Chess Cheat Sheet
The core ideas of Chess distilled into a single, scannable reference — perfect for review or quick lookup.
Quick Reference
Checkmate
The ultimate goal of chess, achieved when a player's king is in check (under attack) and there is no legal move to escape the threat. The game ends immediately and the player delivering checkmate wins.
Tactics
Short sequences of moves that exploit specific features of a position to gain a concrete advantage, such as winning material or delivering checkmate.
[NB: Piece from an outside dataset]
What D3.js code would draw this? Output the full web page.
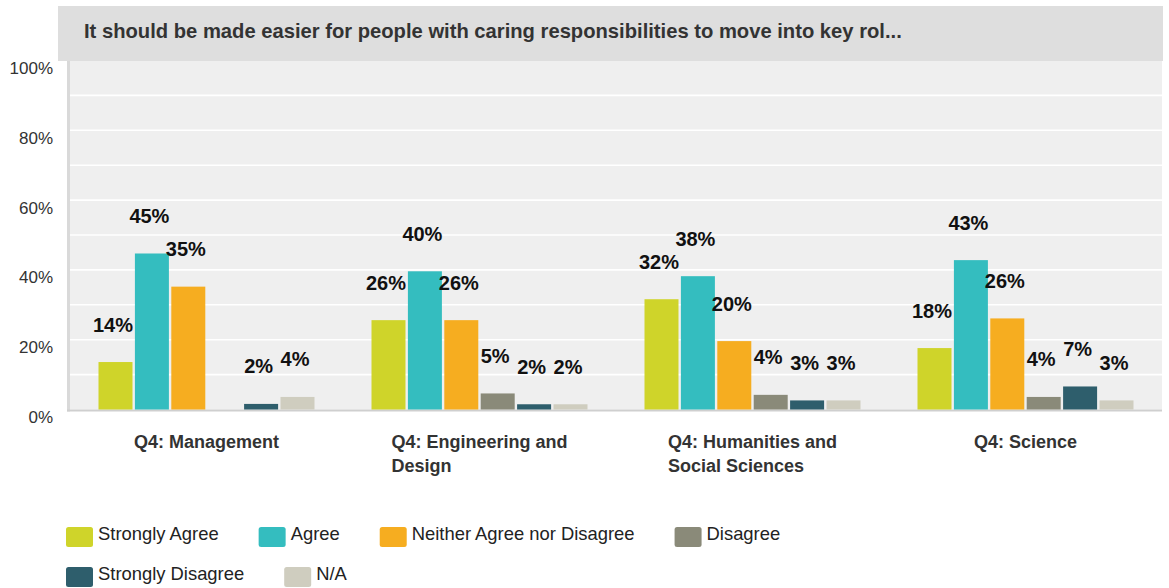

Tactical motifs include forks, pins, skewers, discovered attacks, and double checks.
Positional Play
A strategic approach focused on gradually improving the placement of pieces, controlling key squares, and creating long-term structural advantages rather than seeking immediate tactical blows.
Pawn Structure
The arrangement of pawns on the board, which forms the skeleton of the position. Pawn structures determine open files, piece mobility, weaknesses, and long-term strategic plans. Because pawns cannot move backward, structural decisions are often permanent.
Opening Principles
Foundational guidelines for the initial phase of the game, including controlling the center with pawns and pieces, developing knights and bishops to active squares, castling early for king safety, and avoiding unnecessary pawn moves.
Endgame Technique
The body of knowledge and methods used to convert advantages in the final phase of the game, when few pieces remain. Endgame technique includes king activity, passed pawn promotion, opposition, and knowledge of theoretical positions.
Material and Piece Values
A system for estimating the relative strength of pieces. Conventionally, a pawn equals 1 point, a knight and bishop each equal 3, a rook equals 5, and a queen equals 9. The king has infinite value since its loss ends the game.
Castling
A special move involving the king and a rook, executed by moving the king two squares toward a rook and placing the rook on the square the king crossed. It can only be performed when neither piece has previously moved, no pieces stand between them, the king is not in check, and the king does not pass through or land on an attacked square.
En Passant
A special pawn capture that can occur when a pawn advances two squares from its starting position and lands beside an enemy pawn. The enemy pawn may capture it as if it had moved only one square. This capture must be made immediately on the very next move or the right is forfeited.
Elo Rating System
A mathematical system for calculating the relative skill levels of players, developed by Arpad Elo and adopted by FIDE. A player's rating rises or falls based on game results relative to the ratings of opponents. A rating difference of 200 points corresponds to an expected score of roughly 75% for the higher-rated player.